DIRECTIONS FOR THIS TASK »
Set the listing down unchanged, minus every embedded image.

PROVIDED MATERIAL »
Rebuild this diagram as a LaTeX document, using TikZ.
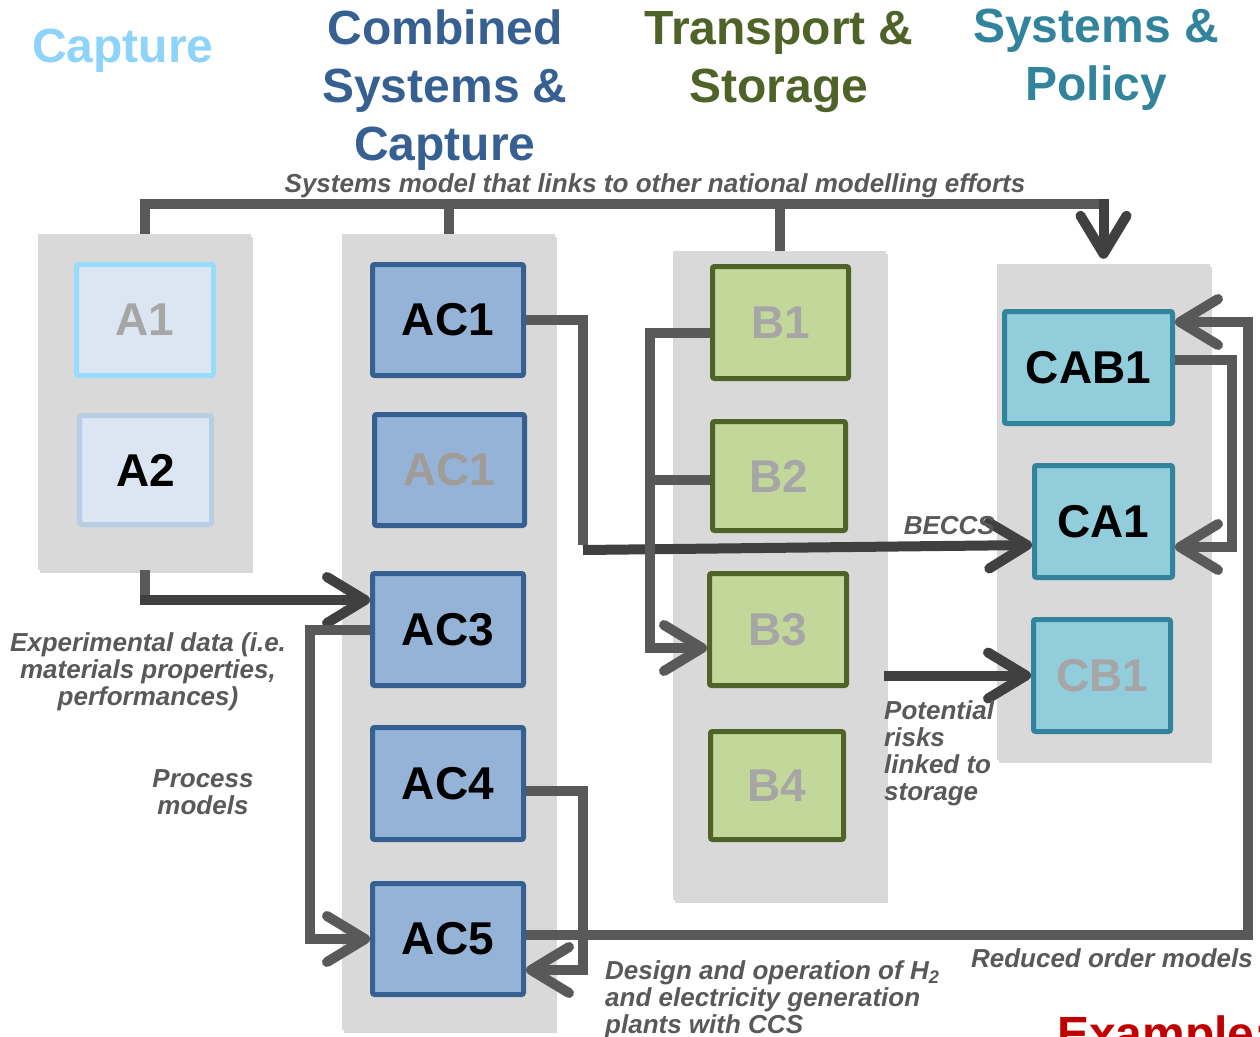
\documentclass[tikz,border=0pt]{standalone}
\usepackage{fontspec}
\setmainfont{Liberation Sans}
\usetikzlibrary{arrows.meta,calc,shadows}
\definecolor{hcap}{HTML}{8DD3FB}
\definecolor{hcomb}{HTML}{376092}
\definecolor{htrans}{HTML}{4F6228}
\definecolor{hsys}{HTML}{31849B}
\definecolor{lgray}{HTML}{595959}
\definecolor{dgray}{HTML}{404040}
\definecolor{pgray}{HTML}{D9D9D9}
\definecolor{faint}{HTML}{A6A6A6}
\definecolor{faintb}{HTML}{A09D99}
\definecolor{afill}{HTML}{DCE6F2}
\definecolor{aoneb}{HTML}{99DBFD}
\definecolor{atwob}{HTML}{B9CDE5}
\definecolor{acfill}{HTML}{95B3D7}
\definecolor{acbord}{HTML}{366092}
\definecolor{bfill}{HTML}{C4D79B}
\definecolor{bbord}{HTML}{4F6228}
\definecolor{cfill}{HTML}{92CDDC}
\definecolor{cbord}{HTML}{31849B}
\definecolor{exred}{HTML}{C00000}
\tikzset{
  panel/.style={fill=pgray, inner sep=0pt, draw=none,
    drop shadow={shadow xshift=2pt, shadow yshift=-3pt, opacity=0.3}},
  box/.style={draw, line width=5pt, rounded corners=2pt, inner sep=0pt,
    font=\fontsize{46}{50}\selectfont\bfseries},
  abox/.style={box, fill=afill},
  acbox/.style={box, fill=acfill, draw=acbord},
  bbox/.style={box, fill=bfill, draw=bbord, text=faint},
  cbox/.style={box, fill=cfill, draw=cbord},
  header/.style={font=\fontsize{48}{58}\selectfont\bfseries, align=center, inner sep=0pt},
  lbl/.style={font=\fontsize{26}{27}\selectfont\bfseries\itshape, text=lgray, inner sep=0pt},
  conn/.style={line width=10pt, draw=lgray},
  dconn/.style={line width=10pt, draw=dgray},
  arr/.style={-{Straight Barb[length=38pt,width=46pt,round]}}
}
\begin{document}
\begin{tikzpicture}[x=1pt,y=-1pt]
\useasboundingbox (0,0) rectangle (1260,1036);
% headers (base = baseline of last line)
\node[header, text=hcap, anchor=base] (HA) at (123,62) {Capture};
\node[header, text=hcomb, anchor=base] (HAC) at (445,160) {Combined\\Systems \&\\Capture};
\node[header, text=htrans, anchor=base] (HB) at (779,102) {Transport \&\\Storage};
\node[header, text=hsys, anchor=base] (HC) at (1096,100) {Systems \&\\Policy};
% panels
\node[panel, minimum width=213pt, minimum height=336pt] (PA) at (144.5,402) {};
\node[panel, minimum width=213pt, minimum height=796pt] (PAC) at (448.5,632) {};
\node[panel, minimum width=213pt, minimum height=649pt] (PB) at (779.5,575.5) {};
\node[panel, minimum width=213pt, minimum height=496pt] (PC) at (1103.5,512) {};
% boxes
\node[abox, draw=aoneb, text=faint, minimum width=137pt, minimum height=111pt] (A1) at (145,320) {A1};
\node[abox, draw=atwob, minimum width=132pt, minimum height=109pt] (A2) at (145.5,470) {A2};
\node[acbox, minimum width=151pt, minimum height=111pt] (AC1) at (448,320) {AC1};
\node[acbox, text=faintb, minimum width=150pt, minimum height=111pt] (AC1b) at (449.5,470) {AC1};
\node[acbox, minimum width=151pt, minimum height=112pt] (AC3) at (448,629.5) {AC3};
\node[acbox, minimum width=151pt, minimum height=112pt] (AC4) at (448,783.5) {AC4};
\node[acbox, minimum width=151pt, minimum height=111pt] (AC5) at (448,939) {AC5};
\node[bbox, minimum width=136pt, minimum height=112pt] (B1) at (780.5,322.5) {B1};
\node[bbox, minimum width=133pt, minimum height=109pt] (B2) at (779,476) {B2};
\node[bbox, minimum width=137pt, minimum height=112pt] (B3) at (778,629.5) {B3};
\node[bbox, minimum width=133pt, minimum height=108pt] (B4) at (777,785.5) {B4};
\node[cbox, minimum width=168pt, minimum height=112pt] (CAB1) at (1088.5,367.5) {CAB1};
\node[cbox, minimum width=138pt, minimum height=112pt] (CA1) at (1103.5,521.5) {CA1};
\node[cbox, text=faint, minimum width=137pt, minimum height=112pt] (CB1) at (1102,675.5) {CB1};
% top bus
\coordinate (bus) at (0,204);
\draw[conn] (PA.north) -- (PA.north |- bus) -- (PC.north |- bus);
\draw[conn] (PAC.north) -- (PAC.north |- bus);
\draw[conn] (PB.north) -- (PB.north |- bus);
\draw[dconn, arr] ($(PC.north |- bus)+(0,-5)$) -- ($(PC.north)+(0,-5)$);
% BECCS
\coordinate (becc) at ($(AC1.east)+(57,225)$);
\draw[conn] (AC1.east) -| (becc);
\draw[dconn, arr] ($(becc)+(0,5)$) -- (becc -| CA1.west);
% B1/B2 -> B3
\coordinate (bv) at ($(B3.west)+(-57,18.5)$);
\draw[conn, arr] ($(B1.west)+(0,10)$) -| (bv) -- ($(B3.west)+(0,18.5)$);
\draw[conn] ($(B2.west)+(0,4)$) -- ($(B2.west -| bv)+(-5,4)$);
% B3 -> CB1
\draw[dconn, arr] ($(PB.east |- CB1.west)+(-2,0)$) -- (CB1.west);
% A -> AC3
\coordinate (av) at ($(AC3.west)+(0,-29.5)$);
\draw[conn] (PA.south) -- (PA.south |- av);
\draw[dconn, arr] ($(PA.south |- av)+(-5,0)$) -- (av);
% AC3 -> AC5
\draw[conn, arr] (AC3.west) -- ++(-60,0) |- (AC5.west);
% AC4 -> AC5
\draw[conn, arr] ($(AC4.east)+(0,7.5)$) -| ($(AC5.east)+(57,31)$) -- ($(AC5.east)+(0,31)$);
% AC5 -> CAB1
\draw[conn, arr] ($(AC5.east)+(0,-4)$) -| ($(CAB1.east)+(73,-45.5)$) -- ($(CAB1.east)+(0,-45.5)$);
% CAB1 -> CA1
\draw[conn, arr] ($(CAB1.east)+(0,-7.5)$) -| ($(CA1.east)+(57,25.5)$) -- ($(CA1.east)+(0,25.5)$);
% labels (base = baseline of last line)
\node[lbl, anchor=base] (Lsys) at (655,192) {Systems model that links to other national modelling efforts};
\node[lbl, anchor=base east] (Lbeccs) at (995,534) {BECCS};
\node[lbl, align=left, anchor=base west] (Lrisk) at (884,800) {Potential\\risks\\linked to\\storage};
\node[lbl, align=center, anchor=base] (Lexp) at (148,705) {Experimental data (i.e.\\materials properties,\\performances)};
\node[lbl, align=center, anchor=base] (Lproc) at (203,814) {Process\\models};
\node[lbl, align=left, anchor=base west] (Ldes) at (605,1033) {Design and operation of H\textsubscript{2}\\and electricity generation\\plants with CCS};
\node[lbl, anchor=base east] (Lred) at (1253,967) {Reduced order models};
\node[font=\fontsize{48}{54}\selectfont\bfseries, text=exred, inner sep=0pt, anchor=base west] (Ex) at (1057,1050) {Example:};
\end{tikzpicture}
\end{document}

SOLUTION TO THIS TASK »
Rebuild this diagram as a LaTeX document, using TikZ.
\documentclass[tikz,border=0pt]{standalone}
\usepackage{fontspec}
\setmainfont{Liberation Sans}
\usetikzlibrary{arrows.meta,calc,shadows}
\definecolor{hcap}{HTML}{8DD3FB}
\definecolor{hcomb}{HTML}{376092}
\definecolor{htrans}{HTML}{4F6228}
\definecolor{hsys}{HTML}{31849B}
\definecolor{lgray}{HTML}{595959}
\definecolor{dgray}{HTML}{404040}
\definecolor{pgray}{HTML}{D9D9D9}
\definecolor{faint}{HTML}{A6A6A6}
\definecolor{faintb}{HTML}{A09D99}
\definecolor{afill}{HTML}{DCE6F2}
\definecolor{aoneb}{HTML}{99DBFD}
\definecolor{atwob}{HTML}{B9CDE5}
\definecolor{acfill}{HTML}{95B3D7}
\definecolor{acbord}{HTML}{366092}
\definecolor{bfill}{HTML}{C4D79B}
\definecolor{bbord}{HTML}{4F6228}
\definecolor{cfill}{HTML}{92CDDC}
\definecolor{cbord}{HTML}{31849B}
\definecolor{exred}{HTML}{C00000}
\tikzset{
  panel/.style={fill=pgray, inner sep=0pt, draw=none,
    drop shadow={shadow xshift=2pt, shadow yshift=-3pt, opacity=0.3}},
  box/.style={draw, line width=5pt, rounded corners=2pt, inner sep=0pt,
    font=\fontsize{46}{50}\selectfont\bfseries},
  abox/.style={box, fill=afill},
  acbox/.style={box, fill=acfill, draw=acbord},
  bbox/.style={box, fill=bfill, draw=bbord, text=faint},
  cbox/.style={box, fill=cfill, draw=cbord},
  header/.style={font=\fontsize{48}{58}\selectfont\bfseries, align=center, inner sep=0pt},
  lbl/.style={font=\fontsize{26}{27}\selectfont\bfseries\itshape, text=lgray, inner sep=0pt},
  conn/.style={line width=10pt, draw=lgray},
  dconn/.style={line width=10pt, draw=dgray},
  arr/.style={-{Straight Barb[length=38pt,width=46pt,round]}}
}
\begin{document}
\begin{tikzpicture}[x=1pt,y=-1pt]
\useasboundingbox (0,0) rectangle (1260,1036);
% headers (base = baseline of last line)
\node[header, text=hcap, anchor=base] (HA) at (123,62) {Capture};
\node[header, text=hcomb, anchor=base] (HAC) at (445,160) {Combined\\Systems \&\\Capture};
\node[header, text=htrans, anchor=base] (HB) at (779,102) {Transport \&\\Storage};
\node[header, text=hsys, anchor=base] (HC) at (1096,100) {Systems \&\\Policy};
% panels
\node[panel, minimum width=213pt, minimum height=336pt] (PA) at (144.5,402) {};
\node[panel, minimum width=213pt, minimum height=796pt] (PAC) at (448.5,632) {};
\node[panel, minimum width=213pt, minimum height=649pt] (PB) at (779.5,575.5) {};
\node[panel, minimum width=213pt, minimum height=496pt] (PC) at (1103.5,512) {};
% boxes
\node[abox, draw=aoneb, text=faint, minimum width=137pt, minimum height=111pt] (A1) at (145,320) {A1};
\node[abox, draw=atwob, minimum width=132pt, minimum height=109pt] (A2) at (145.5,470) {A2};
\node[acbox, minimum width=151pt, minimum height=111pt] (AC1) at (448,320) {AC1};
\node[acbox, text=faintb, minimum width=150pt, minimum height=111pt] (AC1b) at (449.5,470) {AC1};
\node[acbox, minimum width=151pt, minimum height=112pt] (AC3) at (448,629.5) {AC3};
\node[acbox, minimum width=151pt, minimum height=112pt] (AC4) at (448,783.5) {AC4};
\node[acbox, minimum width=151pt, minimum height=111pt] (AC5) at (448,939) {AC5};
\node[bbox, minimum width=136pt, minimum height=112pt] (B1) at (780.5,322.5) {B1};
\node[bbox, minimum width=133pt, minimum height=109pt] (B2) at (779,476) {B2};
\node[bbox, minimum width=137pt, minimum height=112pt] (B3) at (778,629.5) {B3};
\node[bbox, minimum width=133pt, minimum height=108pt] (B4) at (777,785.5) {B4};
\node[cbox, minimum width=168pt, minimum height=112pt] (CAB1) at (1088.5,367.5) {CAB1};
\node[cbox, minimum width=138pt, minimum height=112pt] (CA1) at (1103.5,521.5) {CA1};
\node[cbox, text=faint, minimum width=137pt, minimum height=112pt] (CB1) at (1102,675.5) {CB1};
% top bus
\coordinate (bus) at (0,204);
\draw[conn] (PA.north) -- (PA.north |- bus) -- (PC.north |- bus);
\draw[conn] (PAC.north) -- (PAC.north |- bus);
\draw[conn] (PB.north) -- (PB.north |- bus);
\draw[dconn, arr] ($(PC.north |- bus)+(0,-5)$) -- ($(PC.north)+(0,-5)$);
% BECCS
\coordinate (becc) at ($(AC1.east)+(57,225)$);
\draw[conn] (AC1.east) -| (becc);
\draw[dconn, arr] ($(becc)+(0,5)$) -- (becc -| CA1.west);
% B1/B2 -> B3
\coordinate (bv) at ($(B3.west)+(-57,18.5)$);
\draw[conn, arr] ($(B1.west)+(0,10)$) -| (bv) -- ($(B3.west)+(0,18.5)$);
\draw[conn] ($(B2.west)+(0,4)$) -- ($(B2.west -| bv)+(-5,4)$);
% B3 -> CB1
\draw[dconn, arr] ($(PB.east |- CB1.west)+(-2,0)$) -- (CB1.west);
% A -> AC3
\coordinate (av) at ($(AC3.west)+(0,-29.5)$);
\draw[conn] (PA.south) -- (PA.south |- av);
\draw[dconn, arr] ($(PA.south |- av)+(-5,0)$) -- (av);
% AC3 -> AC5
\draw[conn, arr] (AC3.west) -- ++(-60,0) |- (AC5.west);
% AC4 -> AC5
\draw[conn, arr] ($(AC4.east)+(0,7.5)$) -| ($(AC5.east)+(57,31)$) -- ($(AC5.east)+(0,31)$);
% AC5 -> CAB1
\draw[conn, arr] ($(AC5.east)+(0,-4)$) -| ($(CAB1.east)+(73,-45.5)$) -- ($(CAB1.east)+(0,-45.5)$);
% CAB1 -> CA1
\draw[conn, arr] ($(CAB1.east)+(0,-7.5)$) -| ($(CA1.east)+(57,25.5)$) -- ($(CA1.east)+(0,25.5)$);
% labels (base = baseline of last line)
\node[lbl, anchor=base] (Lsys) at (655,192) {Systems model that links to other national modelling efforts};
\node[lbl, anchor=base east] (Lbeccs) at (995,534) {BECCS};
\node[lbl, align=left, anchor=base west] (Lrisk) at (884,800) {Potential\\risks\\linked to\\storage};
\node[lbl, align=center, anchor=base] (Lexp) at (148,705) {Experimental data (i.e.\\materials properties,\\performances)};
\node[lbl, align=center, anchor=base] (Lproc) at (203,814) {Process\\models};
\node[lbl, align=left, anchor=base west] (Ldes) at (605,1033) {Design and operation of H\textsubscript{2}\\and electricity generation\\plants with CCS};
\node[lbl, anchor=base east] (Lred) at (1253,967) {Reduced order models};
\node[font=\fontsize{48}{54}\selectfont\bfseries, text=exred, inner sep=0pt, anchor=base west] (Ex) at (1057,1050) {Example:};
\end{tikzpicture}
\end{document}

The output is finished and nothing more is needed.